Day 25, Tatenhill Lock to Rugeley
The housing market may still be in the doldrums, but the big Woolwich market seems to have been picking up recently. Two that have been on the market for a long time have both recently sold - Bristol, which I was looking at for a long time myself, and, today I discovered, Hawkesbury, which was priced somewhat out of my league. Saw the latter this afternoon at Fradley Junction (what joy it is to be travelling in the opposite direction from the masses for a change) and had a chat with the steerer. Well, that was the high spot of the day really. It's been a pleasant day, apart from the rain; nice travelling.
We stopped off at Kings Bromley for a pumpout and some gas, and about ten minutes after we left, I went to pump some more diesel up into the day tank, only to find that it ran out when it was about three quarters full. So we pulled in and dipped the main tank, and sure enough, only about three inches - which is basically all sludge clearance, it's not actually usable. We've got so used to not using any diesel, we were still thinking, oh well, we only got some a couple of weeks ago, but when I got the log book out and checked, it transpired that we'd done 99 hours since last filling up with 118 litres. I make that about 1.2 litres an hour, which given that we've been beasting up and down the Trent, is actually more economical than we expected. What we've got in the day tank should be plenty to get us to Great Haywood where we can get some more, it's just so funny that we didn't actually think of it while we were at Kings Bromley this afternoon. At least with the day tank you get a bit of grace.

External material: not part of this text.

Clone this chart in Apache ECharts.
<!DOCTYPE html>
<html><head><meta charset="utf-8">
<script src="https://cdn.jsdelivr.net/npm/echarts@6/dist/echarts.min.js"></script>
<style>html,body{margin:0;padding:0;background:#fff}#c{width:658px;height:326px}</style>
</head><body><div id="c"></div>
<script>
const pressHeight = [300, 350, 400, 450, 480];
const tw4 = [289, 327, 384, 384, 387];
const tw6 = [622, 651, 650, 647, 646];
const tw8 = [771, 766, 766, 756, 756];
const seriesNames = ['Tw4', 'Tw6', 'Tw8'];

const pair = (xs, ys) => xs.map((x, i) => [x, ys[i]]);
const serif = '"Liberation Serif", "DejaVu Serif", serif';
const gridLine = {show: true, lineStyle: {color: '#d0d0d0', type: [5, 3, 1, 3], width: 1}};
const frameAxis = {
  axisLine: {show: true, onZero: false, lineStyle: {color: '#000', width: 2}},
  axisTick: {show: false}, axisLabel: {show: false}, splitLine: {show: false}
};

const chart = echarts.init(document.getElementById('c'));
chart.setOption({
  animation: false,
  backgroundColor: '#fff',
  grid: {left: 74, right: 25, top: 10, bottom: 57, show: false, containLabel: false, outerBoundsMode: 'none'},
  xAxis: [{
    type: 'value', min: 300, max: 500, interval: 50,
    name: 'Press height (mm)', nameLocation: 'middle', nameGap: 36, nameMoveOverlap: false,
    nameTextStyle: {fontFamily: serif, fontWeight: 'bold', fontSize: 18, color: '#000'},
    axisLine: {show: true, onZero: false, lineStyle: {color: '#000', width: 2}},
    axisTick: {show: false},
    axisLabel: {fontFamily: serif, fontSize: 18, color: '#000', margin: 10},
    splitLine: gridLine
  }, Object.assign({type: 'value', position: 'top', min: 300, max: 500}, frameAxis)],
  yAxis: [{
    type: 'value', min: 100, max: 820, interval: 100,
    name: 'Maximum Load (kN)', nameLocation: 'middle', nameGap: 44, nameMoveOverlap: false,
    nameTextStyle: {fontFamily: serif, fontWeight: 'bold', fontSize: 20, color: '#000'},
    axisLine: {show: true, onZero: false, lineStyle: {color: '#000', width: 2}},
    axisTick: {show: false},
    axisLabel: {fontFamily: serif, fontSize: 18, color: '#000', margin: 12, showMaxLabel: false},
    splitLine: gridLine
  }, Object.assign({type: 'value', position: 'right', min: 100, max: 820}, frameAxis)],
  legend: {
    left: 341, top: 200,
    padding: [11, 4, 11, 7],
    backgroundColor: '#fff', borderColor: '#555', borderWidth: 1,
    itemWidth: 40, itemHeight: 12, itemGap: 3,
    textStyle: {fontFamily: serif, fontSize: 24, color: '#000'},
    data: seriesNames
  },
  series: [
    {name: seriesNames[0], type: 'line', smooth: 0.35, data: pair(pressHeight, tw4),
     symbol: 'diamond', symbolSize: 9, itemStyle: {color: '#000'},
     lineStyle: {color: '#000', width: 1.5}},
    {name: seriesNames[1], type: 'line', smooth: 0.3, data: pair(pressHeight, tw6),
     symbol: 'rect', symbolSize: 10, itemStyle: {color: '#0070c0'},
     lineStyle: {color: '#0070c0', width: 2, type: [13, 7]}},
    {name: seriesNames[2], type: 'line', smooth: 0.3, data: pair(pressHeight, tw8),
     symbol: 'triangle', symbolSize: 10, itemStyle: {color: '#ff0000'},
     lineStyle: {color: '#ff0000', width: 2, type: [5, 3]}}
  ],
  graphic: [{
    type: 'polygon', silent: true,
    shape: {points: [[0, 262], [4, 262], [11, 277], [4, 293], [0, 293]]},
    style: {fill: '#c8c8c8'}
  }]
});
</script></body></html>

Tonight we have stopped at Rugeley. I had to go to Morrisons to get a birthday card for my mum, and I couldn't pay for it at the kiosk, oh no, I had to queue up for ten minutes at a till with it. Then we wondered around for a bit looking for a post box, and savoured the delights of the town. Well, I have to say it is one of the grimmest places I have ever been to; a sort of antithesis of Newark. The meanest, nastiest sixties and later buildings; bleak pedestrianisation; loads of sort of half finished projects, like planters made of artfully arranged bits of wood, but then left to be colonised by weeds or even in one case left empty as a litter bin. The few surviving nice buildings just throw this all into sharper relief. There was however a shop selling nuts and bolts and rivets, which I may have to drag Jim away from in the morning - he was muttering something about a Whitworth socket set - but I have to say that it didn't look like it was planning to open any time soon, although when it does I am sure there will be a man in a brown overall behind the counter, with a stubby pencil behind his ear. There was also a charity shop for a local children's hospice called 'Acorns'. Surely I can't be the only person to spot what a crassly insensitive name this is for such an institution?
There was a thing in the paper today about how the majority of people in the west - and east - Midlands would rather live somewhere else - a higher proportion than anywhere else in the country (it was something like 83%) and I thought surely not... but that was before I had been into Rugeley. Perhaps they only asked people here, and didn't ask anyone in Newark.